The reference implementation of core dump file format reading was present in libkvm that was limited to running natively on FreeBSD. Furthermore, the library had poor support for cross-architecture processing of core dumps, relying entirely on the user to provide a resolver compatible with the architecture of the core dump.

We have created a cross-platform cross-architecture replacement for libkvm’s core dump support and called it libfbsdvmcore. We have confirmed that our library builds correctly on FreeBSD, Linux and NetBSD, and that it can open core dumps from amd64, arm64 and i386 platforms. It does not require a custom resolver (though it supports one if desirable); instead, it reuses libelf to perform the symbol resolution.

We have also created a new FreeBSDKernel Process plugin for LLDB. It uses libfbsdvmcore in order to open kernel core dumps, both in full memory dump and minidump formats. However, the former format also requires patching the existing elf-core plugin not to accept vmcores. The new plugin provides the ability to read kernel variables, as well as inspect the backtrace and registers of the crashing kernel thread.
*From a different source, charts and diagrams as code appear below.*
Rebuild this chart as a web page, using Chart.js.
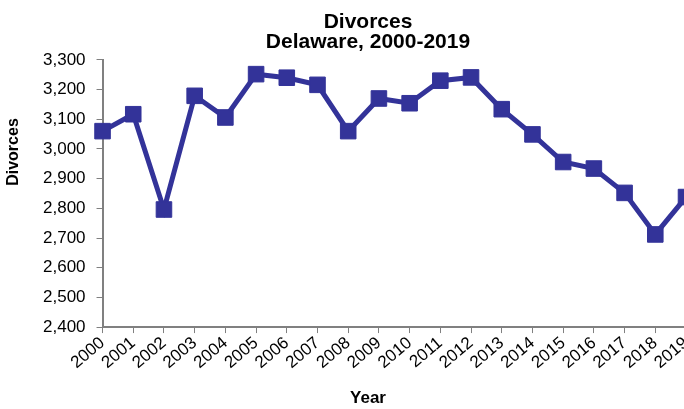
<!DOCTYPE html>
<html>
<head>
<meta charset="utf-8">
<script src="https://cdn.jsdelivr.net/npm/chart.js@4"></script>
<style>
  html, body { margin: 0; padding: 0; background: #fff; overflow: hidden; }
  #wrap { width: 740px; height: 409px; position: relative; }
</style>
</head>
<body>
<div id="wrap"><canvas id="divChart"></canvas></div>
<script>
// data
var years = ["2000","2001","2002","2003","2004","2005","2006","2007","2008","2009",
             "2010","2011","2012","2013","2014","2015","2016","2017","2018","2019"];
var divorces = [3060, 3117, 2796, 3179, 3106, 3252, 3240, 3216, 3060, 3170,
                3154, 3230, 3241, 3134, 3049, 2956, 2934, 2852, 2712, 2838];
var yMin = 2400;
var yMax = 3300;
var yStep = 100;
var titleLines = ['Divorces', 'Delaware, 2000-2019'];
var xTitle = 'Year';
var yTitle = 'Divorces';

var lineColor = '#333399';
var axisColor = '#808080';
var fontFam = "'Liberation Sans', Arial, sans-serif";
var textMid = 368; // the reference centres its texts on the page, not on the plot

// axis titles sit where the reference has them, not centred on the plot area
var axisTitles = {
    id: 'axisTitles',
    afterLayout: function (chart) {
        // shift the title block so the title is centred like the reference
        var t = chart.titleBlock;
        if (t) { t.left = textMid - 200; t.right = textMid + 200; t.width = 400; }
    },
    afterDraw: function (chart) {
        var c = chart.ctx;
        c.save();
        c.fillStyle = '#000';
        c.font = 'bold 17px ' + fontFam;
        c.textAlign = 'center';
        c.textBaseline = 'middle';
        c.fillText(xTitle, textMid, 398);
        c.translate(14, 152);
        c.rotate(-Math.PI / 2);
        c.font = 'bold 16px ' + fontFam;
        c.fillText(yTitle, 0, 0);
        c.restore();
    }
};

let ctx = document.getElementById("divChart").getContext('2d');

let lineChart = new Chart(ctx, {
    type: 'line',
    data: {
        labels: years,
        datasets: [{
            label: 'Divorces',
            data: divorces,
            borderColor: lineColor,
            backgroundColor: lineColor,
            borderWidth: 5,
            pointStyle: 'rect',
            pointRadius: 11,
            pointBorderWidth: 1,
            pointBackgroundColor: lineColor,
            pointBorderColor: lineColor,
            tension: 0,
            clip: false
        }]
    },
    plugins: [axisTitles],
    options: {
        responsive: true,
        maintainAspectRatio: false,
        animation: false,
        layout: {
            padding: { left: 32, right: 54, top: 0, bottom: 36 }
        },
        plugins: {
            legend: { display: false },
            tooltip: { enabled: false },
            title: {
                display: true,
                text: titleLines,
                color: '#000',
                font: { family: fontFam, size: 21, weight: 'bold', lineHeight: 0.95 },
                padding: { top: 12, bottom: 8 }
            }
        },
        scales: {
            x: {
                offset: false,
                grid: {
                    display: true,
                    drawOnChartArea: false,
                    drawTicks: true,
                    tickLength: 6,
                    color: axisColor
                },
                border: { color: axisColor, width: 2 },
                ticks: {
                    color: '#000',
                    maxRotation: 40,
                    minRotation: 40,
                    autoSkip: false,
                    padding: 0,
                    font: { family: fontFam, size: 17 }
                }
            },
            y: {
                min: yMin,
                max: yMax,
                grid: {
                    display: true,
                    drawOnChartArea: false,
                    drawTicks: true,
                    tickLength: 6,
                    color: axisColor
                },
                border: { color: axisColor, width: 2 },
                ticks: {
                    stepSize: yStep,
                    color: '#000',
                    padding: 11,
                    font: { family: fontFam, size: 17 },
                    callback: function (v) { return v.toLocaleString('en-US'); }
                }
            }
        }
    }
});
</script>
</body>
</html>
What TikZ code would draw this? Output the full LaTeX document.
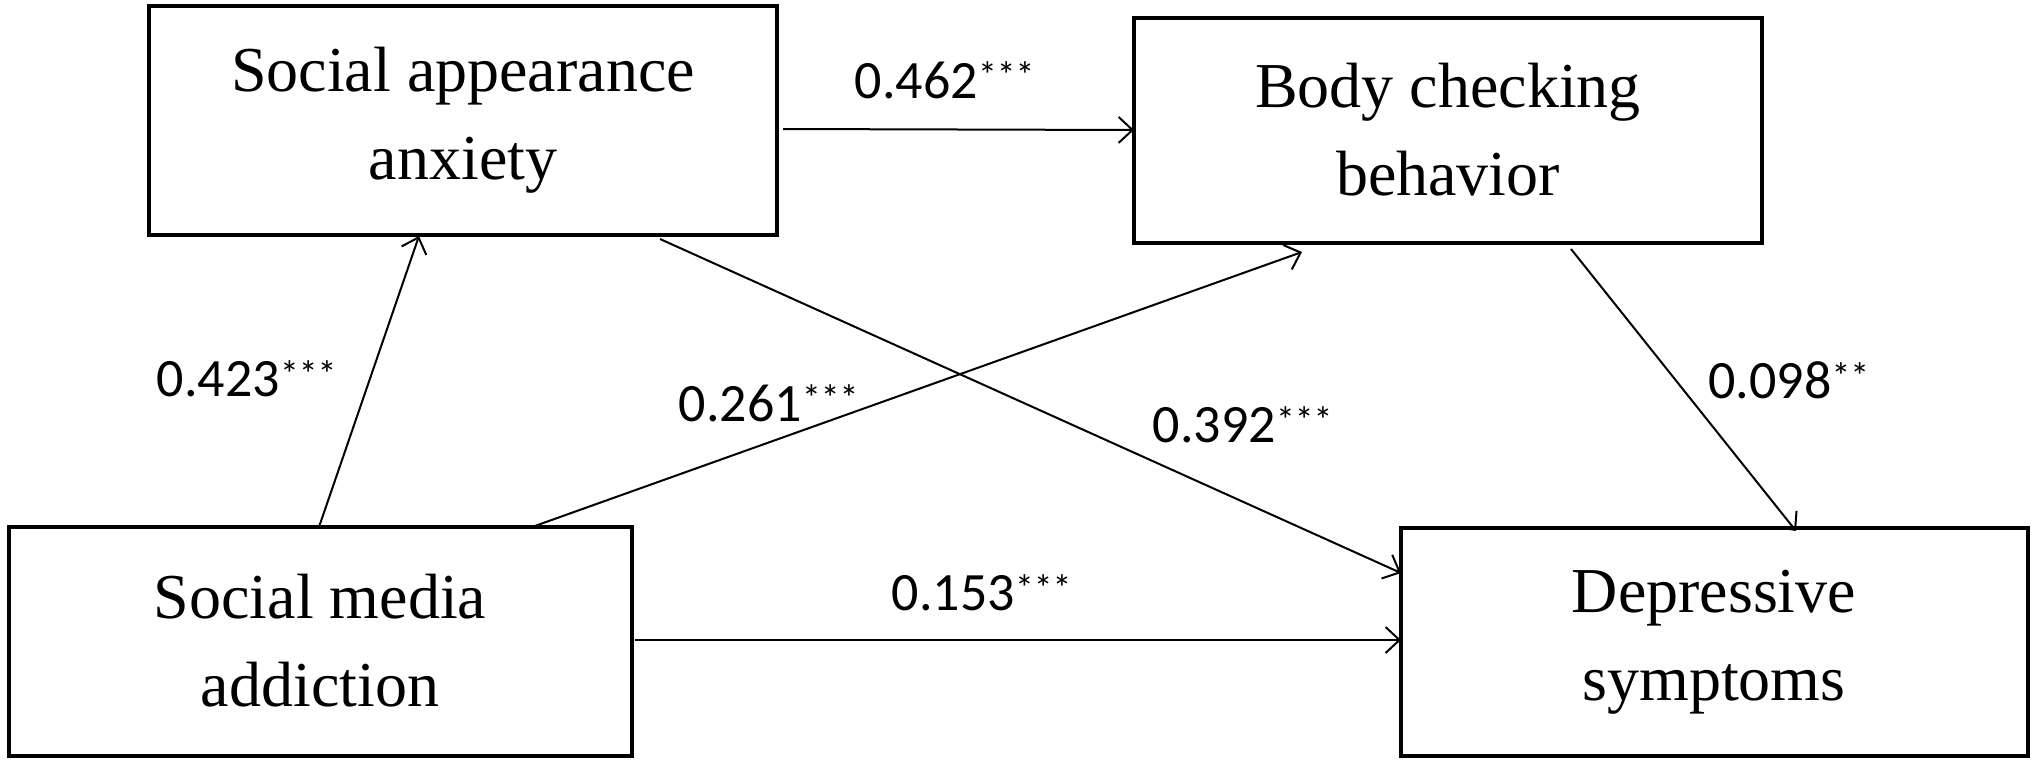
\documentclass[tikz,border=0pt]{standalone}
\usepackage{fontspec}
\setmainfont{Liberation Serif}
\newfontfamily\labfont{Carlito}
\usetikzlibrary{arrows.meta}
\begin{document}
\begin{tikzpicture}[x=1pt,y=-1pt,
  box/.style={draw,line width=4pt,rectangle,align=center,font=\fontsize{64}{88}\selectfont},
  conn/.style={line width=2pt,-{Straight Barb[length=14pt,width=26pt,line width=2pt]}},
  lab/.style={font=\labfont\fontsize{54}{60}\selectfont}]
\useasboundingbox (0,0) rectangle (2036,763);
\fill[white] (0,0) rectangle (2036,763);
\node[box,minimum width=628pt,minimum height=229pt] (saa) at (463,120) {Social appearance\\anxiety};
\node[box,minimum width=628pt,minimum height=225pt] (bcb) at (1448,130) {Body checking\\behavior};
\node[box,minimum width=623pt,minimum height=229pt] (sm) at (320,641) {Social media\\addiction};
\node[box,minimum width=627pt,minimum height=228pt] (dep) at (1714,642) {Depressive\\symptoms};
\coordinate (a1) at (783,129); \coordinate (a2) at (1134,130);
\coordinate (b1) at (319,527); \coordinate (b2) at (419,236);
\coordinate (c1) at (532,527); \coordinate (c2) at (1302,252);
\coordinate (d1) at (660,239); \coordinate (d2) at (1401,573);
\coordinate (e1) at (1571,249); \coordinate (e2) at (1796,531);
\coordinate (f1) at (635,640); \coordinate (f2) at (1401,640);
\draw[conn] (a1) -- (a2);
\draw[conn] (b1) -- (b2);
\draw[conn] (c1) -- (c2);
\draw[conn] (d1) -- (d2);
\draw[conn] (e1) -- (e2);
\draw[conn] (f1) -- (f2);
\node[lab] (l1) at (945,80) {0.462\textsuperscript{***}};
\node[lab] (l2) at (247,379) {0.423\textsuperscript{***}};
\node[lab] (l3) at (769,403) {0.261\textsuperscript{***}};
\node[lab] (l4) at (1243,425) {0.392\textsuperscript{***}};
\node[lab] (l5) at (1789,380) {0.098\textsuperscript{**}};
\node[lab] (l6) at (982,593) {0.153\textsuperscript{***}};
\end{tikzpicture}
\end{document}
This is the next step towards feature parity between GDB (or KGDB, in this instance) and LLDB, and therefore towards making it possible for FreeBSD developers and users to rely entirely on the permissively licensed toolchain of LLVM instead of the GPL tools such as GDB.

Future plans

The next step on our path towards feature parity between KGDB and LLDB is the support for debugging the running kernel. We are going to specifically focus on amd64 and arm64 platforms but our generic work should provide a good basis for support of other architectures.
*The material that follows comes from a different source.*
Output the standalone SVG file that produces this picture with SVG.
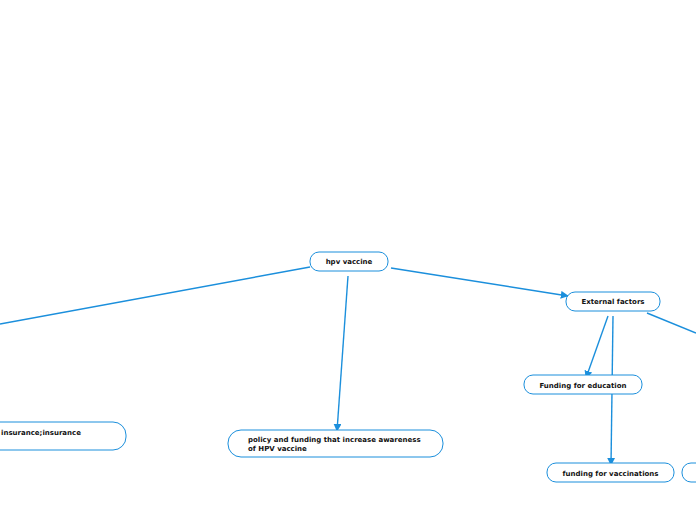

We are going to focus on multiple possibilities of debugging running kernels, that is:

• accessing the live kernel memory via libkvm
• connecting to KGDB via network sockets
• connecting to KGDB via the serial port

We have already performed most of the prepatory work towards every one of these items. At this point, our primary goal is to provide proper testing and fix any bugs we may encounter.